Toni Trogrančić

Personal information
- Full name: Antonio Trogrančić
- Date of birth: 1 January 2000 (age 25)
- Place of birth: Bad Aibling, Germany
- Height: 1.76 m (5 ft 9 in)
- Position: Midfielder

Team information
- Current team: SV Lafnitz
- Number: 24

Youth career
- –2017: Bayern Munich
- 2017: Ajax
- 2017–2019: Dinamo Zagreb

Senior career*
- Years: Team / Apps / (Gls)
- 2019–2021: 1860 Munich II / 18 / (3)
- 2021–2023: Wacker Burghausen / 27 / (1)
- 2023–: SV Lafnitz / 2 / (0)

= Toni Trogrančić =

Footballer (born 2000)

Antonio Trogrančić (born 1 January 2000) is a footballer who plays as a midfielder for SV Lafnitz.

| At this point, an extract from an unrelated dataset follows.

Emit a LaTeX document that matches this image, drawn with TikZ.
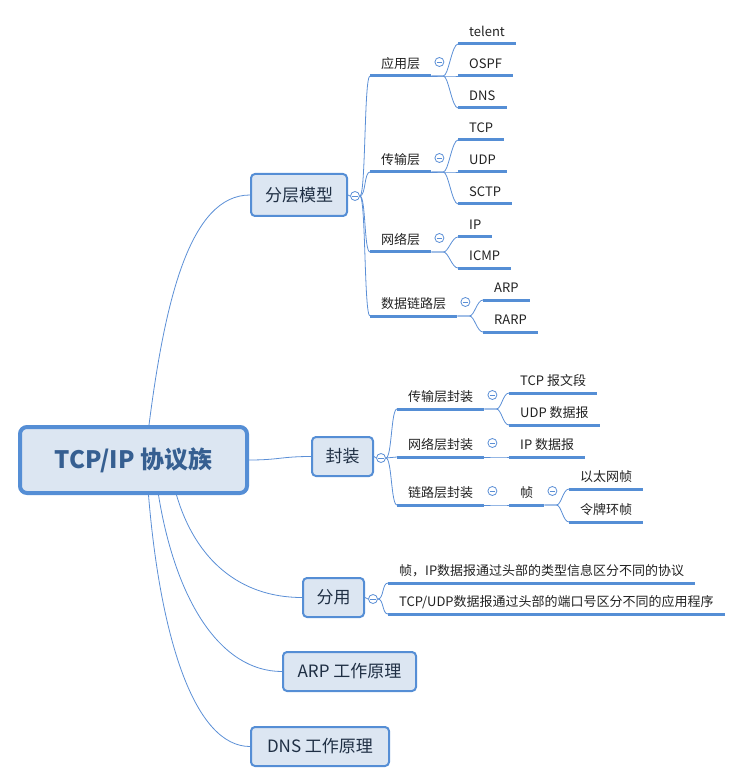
\documentclass[tikz,border=0pt]{standalone}
\usepackage{fontspec}
\setmainfont{Noto Sans CJK SC}
\usetikzlibrary{calc,backgrounds}
\definecolor{mmline}{HTML}{5B8FD6}
\definecolor{mmborder}{HTML}{558ED5}
\definecolor{mmfill}{HTML}{DCE6F2}
\definecolor{mmtext}{HTML}{222222}
\definecolor{roottext}{HTML}{365F91}
\definecolor{subtext}{HTML}{1F2F44}
\newcommand\mmbranch[2]{\draw[conn] (#1.south east) -- ++(12,0) .. controls +(5,0) and +(-6,0) .. (#2.south west);}
\newcommand\mmspine[2]{\draw[conn] (#1.east) .. controls +(6,0) and +(-6,0) .. (#2.south west);}
\begin{document}
\begin{tikzpicture}[x=1pt,y=-1pt,
  conn/.style={draw=mmline, line width=0.8pt},
  uline/.style={draw=mmborder, line width=3pt},
  lbl/.style={anchor=south west, inner xsep=11pt, inner ysep=4.5pt, text height=10pt, text depth=3pt,
    font=\fontsize{13}{15}\selectfont, text=mmtext,
    append after command={(\tikzlastnode.south west) edge[uline] (\tikzlastnode.south east)}},
  topic/.style={draw=mmborder, line width=2pt, fill=mmfill, rounded corners=4pt, text=subtext,
    font=\fontsize{17}{20}\selectfont, inner sep=0pt, minimum height=39pt},
  roottopic/.style={draw=mmborder, line width=4pt, fill=mmfill, rounded corners=7pt, text=roottext,
    font=\fontsize{24}{28}\selectfont\bfseries, minimum width=227pt, minimum height=66pt, inner sep=0pt},
  fold/.style={circle, draw=mmline, line width=0.8pt, fill=white, minimum size=9pt, inner sep=0pt,
    path picture={\draw[mmline, line width=0.7pt] ([xshift=-2.6pt]path picture bounding box.center) -- ([xshift=2.6pt]path picture bounding box.center);}}
]
\useasboundingbox (0,0) rectangle (747,783);

% main topics
\node[roottopic] (root) at (133.5,460) {TCP/IP 协议族};
\node[topic, minimum width=96pt, minimum height=42pt] (layers) at (299,195) {分层模型};
\node[topic, minimum width=61pt] (encap) at (342.5,456.5) {封装};
\node[topic, minimum width=61pt] (demux) at (333.5,597.5) {分用};
\node[topic, minimum width=133pt] (arp) at (349.5,671.5) {ARP 工作原理};
\node[topic, minimum width=138pt] (dns) at (320,746.5) {DNS 工作原理};

\node[fold] (fLayers) at (355,196) {};
\node[fold] (fEncap) at (381,458) {};
\node[fold] (fDemux) at (373,599) {};

% layered model
\node[lbl] (app) at (370,76) {应用层};
\node[lbl] (trans) at (370,172) {传输层};
\node[lbl] (net) at (370,252) {网络层};
\node[lbl] (link) at (370,316) {数据链路层};

\node[lbl] (telnet) at (458,44) {telent};
\node[lbl] (ospf) at (458,76) {OSPF};
\node[lbl] (dnsp) at (458,108) {DNS};
\node[lbl] (tcp) at (458,140) {TCP};
\node[lbl] (udp) at (458,172) {UDP};
\node[lbl] (sctp) at (458,204) {SCTP};
\node[lbl] (ip) at (458,237) {IP};
\node[lbl] (icmp) at (458,268) {ICMP};
\node[lbl] (arpp) at (483,300) {ARP};
\node[lbl] (rarp) at (483,332) {RARP};

% encapsulation
\node[lbl] (tenc) at (397,409) {传输层封装};
\node[lbl] (nenc) at (397,457) {网络层封装};
\node[lbl] (lenc) at (397,505) {链路层封装};
\node[lbl] (tcpseg) at (509,393) {TCP 报文段};
\node[lbl] (udpdg) at (509,425) {UDP 数据报};
\node[lbl] (ipdg) at (509,457) {IP 数据报};
\node[lbl] (frame) at (509,505) {帧};
\node[lbl] (eth) at (569,489) {以太网帧};
\node[lbl] (token) at (569,522) {令牌环帧};

% demultiplexing
\node[lbl] (d1) at (388,583) {帧，IP数据报通过头部的类型信息区分不同的协议};
\node[lbl] (d2) at (388,614) {TCP/UDP数据报通过头部的端口号区分不同的应用程序};

% fold markers of sub-branches
\foreach \n in {app,trans,net,link,tenc,nenc,lenc,frame}
  \node[fold] (f\n) at ($(\n.south east)+(8,-14)$) {};

\begin{scope}[on background layer]
  \draw[conn] ($(root.north)+(15.5,0)$) .. controls +(16,-125) and +(-60,0) .. (layers.west);
  \draw[conn] (root.east) .. controls +(30,0) and +(-30,0) .. (encap.west);
  \draw[conn] ($(root.south)+(43,0)$) .. controls +(19,65) and +(-62,0) .. (demux.west);
  \draw[conn] ($(root.south)+(25,0)$) .. controls +(17,105) and +(-62,0) .. (arp.west);
  \draw[conn] ($(root.south)+(15,0)$) .. controls +(12,145) and +(-55,0) .. (dns.west);

  \draw[conn] (layers.east) -- (fLayers.west);
  \draw[conn] (encap.east) -- (fEncap.west);
  \draw[conn] (demux.east) -- (fDemux.west);

  \foreach \c in {app,trans,net,link} { \mmspine{fLayers}{\c} }
  \foreach \c in {tenc,nenc,lenc} { \mmspine{fEncap}{\c} }
  \foreach \c in {d1,d2} { \mmspine{fDemux}{\c} }

  \foreach \c in {telnet,ospf,dnsp} { \mmbranch{app}{\c} }
  \foreach \c in {tcp,udp,sctp} { \mmbranch{trans}{\c} }
  \foreach \c in {ip,icmp} { \mmbranch{net}{\c} }
  \foreach \c in {arpp,rarp} { \mmbranch{link}{\c} }
  \foreach \c in {tcpseg,udpdg} { \mmbranch{tenc}{\c} }
  \mmbranch{nenc}{ipdg}
  \mmbranch{lenc}{frame}
  \foreach \c in {eth,token} { \mmbranch{frame}{\c} }
\end{scope}
\end{tikzpicture}
\end{document}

Born in Germany, he was a Croatia youth international.

==Early life==

Trogrančić is a native of Rosenheim, Germany.

==Club career==

Trogrančić started his career with German Bundesliga side FC Bayern, where he was regarded as a prospect and received comparisons to Germany international Toni Kroos.

==International career==

Trogrančić represented Croatia internationally at youth level.

==Style of play==

Trogrančić mainly operates as an attacking midfielder, winger, or striker, and is two-footed.

==Personal life==

Trogrančić was born to a Bosnia and Herzegovina-born father and a Croatia-born mother.